▼

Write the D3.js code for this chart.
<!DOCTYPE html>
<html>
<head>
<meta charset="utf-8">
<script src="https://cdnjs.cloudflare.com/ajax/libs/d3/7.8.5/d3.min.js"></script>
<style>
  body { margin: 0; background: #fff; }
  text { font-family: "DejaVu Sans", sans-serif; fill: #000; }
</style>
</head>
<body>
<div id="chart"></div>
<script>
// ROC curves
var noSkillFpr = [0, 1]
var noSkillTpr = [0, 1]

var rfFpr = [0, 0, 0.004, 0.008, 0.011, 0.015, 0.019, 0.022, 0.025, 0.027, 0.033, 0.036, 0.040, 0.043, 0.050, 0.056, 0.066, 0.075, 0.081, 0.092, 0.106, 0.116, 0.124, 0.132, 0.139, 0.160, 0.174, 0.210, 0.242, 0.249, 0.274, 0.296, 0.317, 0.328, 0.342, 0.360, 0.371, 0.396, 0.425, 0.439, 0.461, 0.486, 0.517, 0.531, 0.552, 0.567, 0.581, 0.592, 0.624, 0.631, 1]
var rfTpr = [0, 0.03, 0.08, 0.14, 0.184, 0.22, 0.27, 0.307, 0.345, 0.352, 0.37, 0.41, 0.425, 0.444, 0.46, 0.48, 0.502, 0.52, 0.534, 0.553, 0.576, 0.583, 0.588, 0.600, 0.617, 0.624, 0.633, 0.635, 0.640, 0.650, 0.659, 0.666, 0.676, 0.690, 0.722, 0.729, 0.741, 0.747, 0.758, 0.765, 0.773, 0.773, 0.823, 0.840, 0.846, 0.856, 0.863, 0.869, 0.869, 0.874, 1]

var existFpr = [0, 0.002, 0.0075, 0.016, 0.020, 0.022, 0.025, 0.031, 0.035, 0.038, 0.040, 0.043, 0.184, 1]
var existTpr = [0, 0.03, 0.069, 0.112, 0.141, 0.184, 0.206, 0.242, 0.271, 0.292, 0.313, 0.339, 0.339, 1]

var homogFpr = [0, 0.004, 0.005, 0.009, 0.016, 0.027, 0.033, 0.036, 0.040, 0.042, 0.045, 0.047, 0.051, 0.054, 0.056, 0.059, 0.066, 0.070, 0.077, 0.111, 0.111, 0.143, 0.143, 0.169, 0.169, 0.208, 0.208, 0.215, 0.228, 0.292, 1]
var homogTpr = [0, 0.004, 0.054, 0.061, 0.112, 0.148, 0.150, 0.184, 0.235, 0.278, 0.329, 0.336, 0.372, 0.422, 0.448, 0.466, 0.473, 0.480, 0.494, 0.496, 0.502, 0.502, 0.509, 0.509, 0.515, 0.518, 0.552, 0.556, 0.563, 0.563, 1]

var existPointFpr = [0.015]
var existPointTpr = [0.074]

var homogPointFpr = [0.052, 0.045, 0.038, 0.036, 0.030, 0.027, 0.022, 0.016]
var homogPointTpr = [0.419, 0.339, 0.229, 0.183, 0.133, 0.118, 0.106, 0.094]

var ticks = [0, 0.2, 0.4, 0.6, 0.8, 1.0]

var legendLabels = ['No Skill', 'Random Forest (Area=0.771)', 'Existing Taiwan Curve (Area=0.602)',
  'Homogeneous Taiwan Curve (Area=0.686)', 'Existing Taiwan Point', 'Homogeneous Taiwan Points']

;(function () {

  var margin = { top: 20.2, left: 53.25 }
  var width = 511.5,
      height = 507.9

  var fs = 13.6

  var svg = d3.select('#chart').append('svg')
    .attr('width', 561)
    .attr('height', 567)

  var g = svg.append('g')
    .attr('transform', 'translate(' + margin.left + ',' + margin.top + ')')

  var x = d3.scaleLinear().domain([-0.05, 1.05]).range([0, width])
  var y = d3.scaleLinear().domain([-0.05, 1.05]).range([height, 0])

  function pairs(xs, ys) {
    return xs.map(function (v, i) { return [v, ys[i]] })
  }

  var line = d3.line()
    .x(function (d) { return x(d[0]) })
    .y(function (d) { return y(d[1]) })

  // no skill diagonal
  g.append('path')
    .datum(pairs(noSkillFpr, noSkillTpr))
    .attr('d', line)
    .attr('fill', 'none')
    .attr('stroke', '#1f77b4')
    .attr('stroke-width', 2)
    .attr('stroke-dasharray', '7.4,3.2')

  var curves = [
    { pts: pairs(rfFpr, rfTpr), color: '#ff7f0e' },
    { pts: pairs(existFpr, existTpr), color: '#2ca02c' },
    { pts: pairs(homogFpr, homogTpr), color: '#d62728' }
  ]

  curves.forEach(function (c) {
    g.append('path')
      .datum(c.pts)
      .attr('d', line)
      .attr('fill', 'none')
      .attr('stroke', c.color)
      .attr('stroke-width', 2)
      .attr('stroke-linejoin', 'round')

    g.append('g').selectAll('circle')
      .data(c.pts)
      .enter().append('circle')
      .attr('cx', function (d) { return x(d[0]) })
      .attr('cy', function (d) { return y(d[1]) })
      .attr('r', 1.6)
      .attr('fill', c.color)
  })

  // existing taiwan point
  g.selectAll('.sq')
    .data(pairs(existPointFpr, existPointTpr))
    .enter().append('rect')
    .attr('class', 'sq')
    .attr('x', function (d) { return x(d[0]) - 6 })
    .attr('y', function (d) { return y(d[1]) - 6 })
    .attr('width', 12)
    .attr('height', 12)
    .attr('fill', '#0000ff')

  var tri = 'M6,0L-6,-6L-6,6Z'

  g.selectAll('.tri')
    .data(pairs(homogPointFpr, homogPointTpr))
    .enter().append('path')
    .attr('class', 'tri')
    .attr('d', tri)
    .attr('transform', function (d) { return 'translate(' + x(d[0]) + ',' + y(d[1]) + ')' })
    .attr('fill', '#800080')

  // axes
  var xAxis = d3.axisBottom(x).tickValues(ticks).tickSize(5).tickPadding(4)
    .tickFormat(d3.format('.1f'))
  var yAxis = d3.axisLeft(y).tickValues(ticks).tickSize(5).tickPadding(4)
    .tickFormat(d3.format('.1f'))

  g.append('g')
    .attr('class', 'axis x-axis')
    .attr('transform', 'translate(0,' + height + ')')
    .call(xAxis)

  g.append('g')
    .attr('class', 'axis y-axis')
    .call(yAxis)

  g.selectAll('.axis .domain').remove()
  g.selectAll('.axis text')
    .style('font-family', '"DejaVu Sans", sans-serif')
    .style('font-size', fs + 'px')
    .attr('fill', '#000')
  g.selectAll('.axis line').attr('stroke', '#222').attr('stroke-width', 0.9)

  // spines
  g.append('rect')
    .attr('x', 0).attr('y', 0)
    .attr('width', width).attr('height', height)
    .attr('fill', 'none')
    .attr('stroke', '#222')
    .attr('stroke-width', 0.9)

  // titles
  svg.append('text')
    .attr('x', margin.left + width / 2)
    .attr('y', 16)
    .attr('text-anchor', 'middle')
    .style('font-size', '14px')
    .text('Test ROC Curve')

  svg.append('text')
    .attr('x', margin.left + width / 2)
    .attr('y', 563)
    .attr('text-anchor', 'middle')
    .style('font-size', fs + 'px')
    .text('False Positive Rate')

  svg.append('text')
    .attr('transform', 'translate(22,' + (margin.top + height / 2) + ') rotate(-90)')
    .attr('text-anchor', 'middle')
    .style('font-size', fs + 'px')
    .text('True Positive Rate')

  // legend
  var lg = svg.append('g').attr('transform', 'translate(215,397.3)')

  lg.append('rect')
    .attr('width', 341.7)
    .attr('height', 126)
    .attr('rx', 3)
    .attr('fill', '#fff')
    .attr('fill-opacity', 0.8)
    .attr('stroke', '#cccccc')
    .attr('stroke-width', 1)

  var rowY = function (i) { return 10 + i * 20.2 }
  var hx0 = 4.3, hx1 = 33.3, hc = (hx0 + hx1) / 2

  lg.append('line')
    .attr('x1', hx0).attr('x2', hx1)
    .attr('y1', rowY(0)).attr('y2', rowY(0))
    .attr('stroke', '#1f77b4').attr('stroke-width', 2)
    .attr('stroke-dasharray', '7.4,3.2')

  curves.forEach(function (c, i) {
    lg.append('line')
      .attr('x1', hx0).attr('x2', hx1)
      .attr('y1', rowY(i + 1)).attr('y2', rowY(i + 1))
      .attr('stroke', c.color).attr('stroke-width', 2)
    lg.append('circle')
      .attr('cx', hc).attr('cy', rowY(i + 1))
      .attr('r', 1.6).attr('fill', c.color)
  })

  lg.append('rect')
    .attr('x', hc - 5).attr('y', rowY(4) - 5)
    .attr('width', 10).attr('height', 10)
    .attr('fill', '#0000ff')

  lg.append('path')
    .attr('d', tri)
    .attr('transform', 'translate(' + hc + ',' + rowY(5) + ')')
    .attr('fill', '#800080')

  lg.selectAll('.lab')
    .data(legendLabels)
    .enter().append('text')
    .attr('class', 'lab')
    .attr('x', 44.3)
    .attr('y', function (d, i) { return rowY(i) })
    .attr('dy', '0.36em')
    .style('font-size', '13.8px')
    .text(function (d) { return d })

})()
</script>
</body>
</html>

▲

**What the task asks:** From the very first line of the data through the line with "0.869, 0.874, 1]" in it, please reproduce each line exactly and output nothing more.

**Full response:**
Write the D3.js code for this chart.
<!DOCTYPE html>
<html>
<head>
<meta charset="utf-8">
<script src="https://cdnjs.cloudflare.com/ajax/libs/d3/7.8.5/d3.min.js"></script>
<style>
  body { margin: 0; background: #fff; }
  text { font-family: "DejaVu Sans", sans-serif; fill: #000; }
</style>
</head>
<body>
<div id="chart"></div>
<script>
// ROC curves
var noSkillFpr = [0, 1]
var noSkillTpr = [0, 1]

var rfFpr = [0, 0, 0.004, 0.008, 0.011, 0.015, 0.019, 0.022, 0.025, 0.027, 0.033, 0.036, 0.040, 0.043, 0.050, 0.056, 0.066, 0.075, 0.081, 0.092, 0.106, 0.116, 0.124, 0.132, 0.139, 0.160, 0.174, 0.210, 0.242, 0.249, 0.274, 0.296, 0.317, 0.328, 0.342, 0.360, 0.371, 0.396, 0.425, 0.439, 0.461, 0.486, 0.517, 0.531, 0.552, 0.567, 0.581, 0.592, 0.624, 0.631, 1]
var rfTpr = [0, 0.03, 0.08, 0.14, 0.184, 0.22, 0.27, 0.307, 0.345, 0.352, 0.37, 0.41, 0.425, 0.444, 0.46, 0.48, 0.502, 0.52, 0.534, 0.553, 0.576, 0.583, 0.588, 0.600, 0.617, 0.624, 0.633, 0.635, 0.640, 0.650, 0.659, 0.666, 0.676, 0.690, 0.722, 0.729, 0.741, 0.747, 0.758, 0.765, 0.773, 0.773, 0.823, 0.840, 0.846, 0.856, 0.863, 0.869, 0.869, 0.874, 1]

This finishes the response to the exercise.